The magnetic resonance imaging (MRI) gradient driver is a high-performance inverter that provides large currents, >1000A, for the gradient magnetic fields used for imaging. It is challenging to achieve the required performance with the fast transitions on current pulses driven with high voltages, >2000V, for fast imaging. The currents provided by the driver are defined by the imaging procedure and are always changing from zero to maximum current, resulting on pulsating load from zero load to 10 times the rated power. The accuracy for the currents supplied to the gradient coils requires regulated voltages provided to the inverter not to sag below -10% of rated value. To avoid voltage sag and to limit peak power draw from the facility power utilities, the system has capacitors for energy storage at the inverter supply voltages and at the input of the power supplies for the inverter.
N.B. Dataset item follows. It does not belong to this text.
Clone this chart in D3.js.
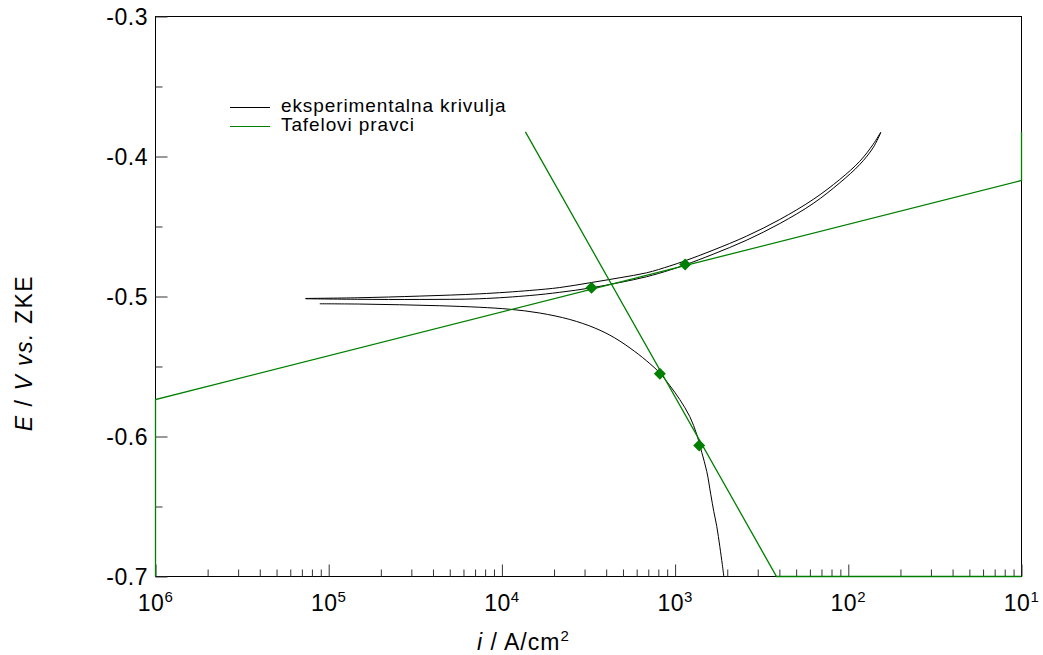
<!DOCTYPE html>
<html>
<head>
<meta charset="utf-8">
<script src="https://cdn.jsdelivr.net/npm/d3@7"></script>
<style>
  body { margin: 0; background: #fff; }
  text { font-family: Arial, "Liberation Sans", sans-serif; fill: #000; }
</style>
</head>
<body>
<svg id="chart" width="1043" height="655"></svg>
<script>
// Polarisation curve (log |i| vs E) with Tafel extrapolation lines

// experimental curve, anodic part – outgoing scan (upper line)
const anodicUpperI = [7.347e-6, 1.472e-5, 3.357e-5, 7.46e-5, 1.449e-4, 2.159e-4, 3.218e-4, 4.795e-4, 6.837e-4, 9.32e-4, 1.153e-3, 1.657e-3, 2.584e-3, 4.022e-3, 6.263e-3, 8.93e-3, 1.165e-2, 1.390e-2, 1.540e-2];
const anodicUpperE = [-0.5014, -0.5009, -0.4997, -0.4981, -0.4957, -0.4936, -0.4902, -0.4866, -0.4831, -0.4782, -0.4743, -0.4669, -0.4569, -0.4450, -0.4307, -0.4164, -0.4034, -0.3914, -0.3826];

// experimental curve, anodic part – return scan (lower line)
const anodicLowerI = [7.347e-6, 1.472e-5, 3.357e-5, 7.46e-5, 1.449e-4, 2.159e-4, 3.291e-4, 4.795e-4, 6.837e-4, 9.32e-4, 1.142e-3, 1.657e-3, 2.584e-3, 4.022e-3, 6.263e-3, 8.93e-3, 1.165e-2, 1.390e-2, 1.540e-2];
const anodicLowerE = [-0.5016, -0.5020, -0.5021, -0.5016, -0.4993, -0.4970, -0.4938, -0.4900, -0.4859, -0.4811, -0.4774, -0.4698, -0.4598, -0.4479, -0.4336, -0.4188, -0.4057, -0.3938, -0.3829];

// experimental curve, cathodic part
const cathodicI = [8.88e-6, 1.512e-5, 2.573e-5, 4.38e-5, 7.46e-5, 1.110e-4, 1.655e-4, 2.466e-4, 3.44e-4, 4.485e-4, 5.853e-4, 7.14e-4, 8.16e-4, 9.32e-4, 1.064e-3, 1.215e-3, 1.334e-3, 1.426e-3, 1.524e-3, 1.607e-3, 1.673e-3, 1.741e-3, 1.812e-3, 1.873e-3, 1.911e-3];
const cathodicE = [-0.5052, -0.5054, -0.5059, -0.5066, -0.5077, -0.5091, -0.5118, -0.5164, -0.5225, -0.5296, -0.5393, -0.5479, -0.5546, -0.5636, -0.5736, -0.5857, -0.5986, -0.6114, -0.6250, -0.6414, -0.6536, -0.6643, -0.6786, -0.6914, -0.7000];

// Tafel lines (held at the plot limits)
const tafelAnodicI = [1e-6, 1e-6, 1e-1, 1e-1];
const tafelAnodicE = [-0.700, -0.5736, -0.4171, -0.3824];
const tafelCathodicI = [1.367e-4, 3.85e-3, 1e-1];
const tafelCathodicE = [-0.3824, -0.700, -0.700];

// points used to fit the Tafel lines
const fitPointsI = [3.29e-4, 1.143e-3, 8.17e-4, 1.377e-3];
const fitPointsE = [-0.4938, -0.4771, -0.5552, -0.6064];

// axis ticks and labels
const xMajorTicks = [1e-6, 1e-5, 1e-4, 1e-3, 1e-2, 1e-1];
const xTickExponents = ["6", "5", "4", "3", "2", "1"];
const yMajorTicks = [-0.7, -0.6, -0.5, -0.4, -0.3];
const yTickLabels = ["-0.7", "-0.6", "-0.5", "-0.4", "-0.3"];
const yMinorTicks = [-0.65, -0.55, -0.45, -0.35];

const legendLabels = ["eksperimentalna krivulja", "Tafelovi pravci"];
const legendColors = ["#000000", "#008000"];

const GREEN = "#008000";

const svg = d3.select("#chart");

const x = d3.scaleLog().domain([1e-6, 1e-1]).range([155.5, 1021.5]);
const y = d3.scaleLinear().domain([-0.7, -0.3]).range([576.5, 16.5]);

const toPoints = (I, E) => I.map((v, k) => ({ i: v, E: E[k] }));

// plot frame
svg.append("rect")
  .attr("x", x(1e-6)).attr("y", y(-0.3))
  .attr("width", x(1e-1) - x(1e-6)).attr("height", y(-0.7) - y(-0.3))
  .attr("fill", "none").attr("stroke", "#000").attr("stroke-width", 1);

// bottom axis ticks, pointing into the plot
const isDecade = t => Math.abs(Math.log10(t) - Math.round(Math.log10(t))) < 1e-9;
const xMinorTicks = x.ticks().filter(t => !isDecade(t));

const xMinorAxis = d3.axisBottom(x).tickValues(xMinorTicks).tickSize(-7).tickFormat("");
const xMajorAxis = d3.axisBottom(x).tickValues(xMajorTicks).tickSize(-12).tickFormat("");
[xMinorAxis, xMajorAxis].forEach(ax => {
  const g = svg.append("g").attr("transform", `translate(0,${y(-0.7)})`).call(ax);
  g.select(".domain").remove();
  g.selectAll(".tick line").attr("stroke", "#333");
});

// left axis ticks, pointing into the plot
const yMinorAxis = d3.axisLeft(y).tickValues(yMinorTicks).tickSize(-7).tickFormat("");
const yMajorAxis = d3.axisLeft(y).tickValues(yMajorTicks).tickSize(-12).tickFormat("");
[yMinorAxis, yMajorAxis].forEach(ax => {
  const g = svg.append("g").attr("transform", `translate(${x(1e-6)},0)`).call(ax);
  g.select(".domain").remove();
  g.selectAll(".tick line").attr("stroke", "#333");
});

// x tick labels: 10 with superscript exponent
xMajorTicks.forEach((t, k) => {
  const txt = svg.append("text")
    .attr("x", x(t)).attr("y", 611)
    .attr("text-anchor", "middle")
    .style("font-size", "23px").style("letter-spacing", "0.5px");
  txt.append("tspan").text("10");
  txt.append("tspan").attr("dy", -9).style("font-size", "15px").text(xTickExponents[k]);
});

// y tick labels
yMajorTicks.forEach((t, k) => {
  svg.append("text")
    .attr("x", 148).attr("y", y(t)).attr("dy", "0.36em")
    .attr("text-anchor", "end")
    .style("font-size", "23px").style("letter-spacing", "0.5px")
    .text(yTickLabels[k]);
});

// x axis title
const xt = svg.append("text").attr("x", 477).attr("y", 650)
  .style("font-size", "23px").style("letter-spacing", "1px");
xt.append("tspan").style("font-style", "italic").text("i");
xt.append("tspan").text(" / A/cm");
xt.append("tspan").attr("dy", -9).style("font-size", "15px").text("2");

// y axis title
const yt = svg.append("text")
  .attr("transform", "translate(32,353) rotate(-90)")
  .attr("text-anchor", "middle")
  .style("font-size", "23px").style("letter-spacing", "1.5px");
yt.append("tspan").style("font-style", "italic").text("E");
yt.append("tspan").text(" / ");
yt.append("tspan").style("font-style", "italic").text("V vs.");
yt.append("tspan").text(" ZKE");

// experimental curve
const curveLine = d3.line().x(d => x(d.i)).y(d => y(d.E)).curve(d3.curveCatmullRom.alpha(0.5));
[[anodicUpperI, anodicUpperE], [anodicLowerI, anodicLowerE], [cathodicI, cathodicE]].forEach(([I, E]) => {
  svg.append("path")
    .datum(toPoints(I, E))
    .attr("d", curveLine)
    .attr("fill", "none").attr("stroke", "#000").attr("stroke-width", 1);
});

// Tafel lines
const straight = d3.line().x(d => x(d.i)).y(d => y(d.E));
[[tafelAnodicI, tafelAnodicE], [tafelCathodicI, tafelCathodicE]].forEach(([I, E]) => {
  svg.append("path")
    .datum(toPoints(I, E))
    .attr("d", straight)
    .attr("fill", "none").attr("stroke", GREEN).attr("stroke-width", 1.3);
});

// fit points as diamonds
const diamond = d3.symbol().type(d3.symbolSquare).size(72);
svg.selectAll(".fit-point")
  .data(toPoints(fitPointsI, fitPointsE))
  .join("path")
  .attr("class", "fit-point")
  .attr("d", diamond)
  .attr("transform", d => `translate(${x(d.i)},${y(d.E)}) rotate(45)`)
  .attr("fill", GREEN);

// legend
const legend = svg.append("g");
legendLabels.forEach((lab, k) => {
  const ly = 107.5 + k * 19;
  legend.append("line")
    .attr("x1", 230).attr("x2", 270).attr("y1", ly).attr("y2", ly)
    .attr("stroke", legendColors[k]).attr("stroke-width", 1);
  legend.append("text")
    .attr("x", 281).attr("y", ly + 4.5)
    .style("font-size", "19px").style("letter-spacing", "0.9px")
    .text(lab);
});
</script>
</body>
</html>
The paper presents the power architecture for power supplies, inverter (gradient amplifier), and energy storage, and how the energy storage is optimized to avoid excessive demands on facility power feed that have to be designed for peak power. The architecture and energy storage selections reduced the input current and minimized the voltage sagging at the inverter input. The solution was implemented, and the results are presented here when operating standard imaging sequences.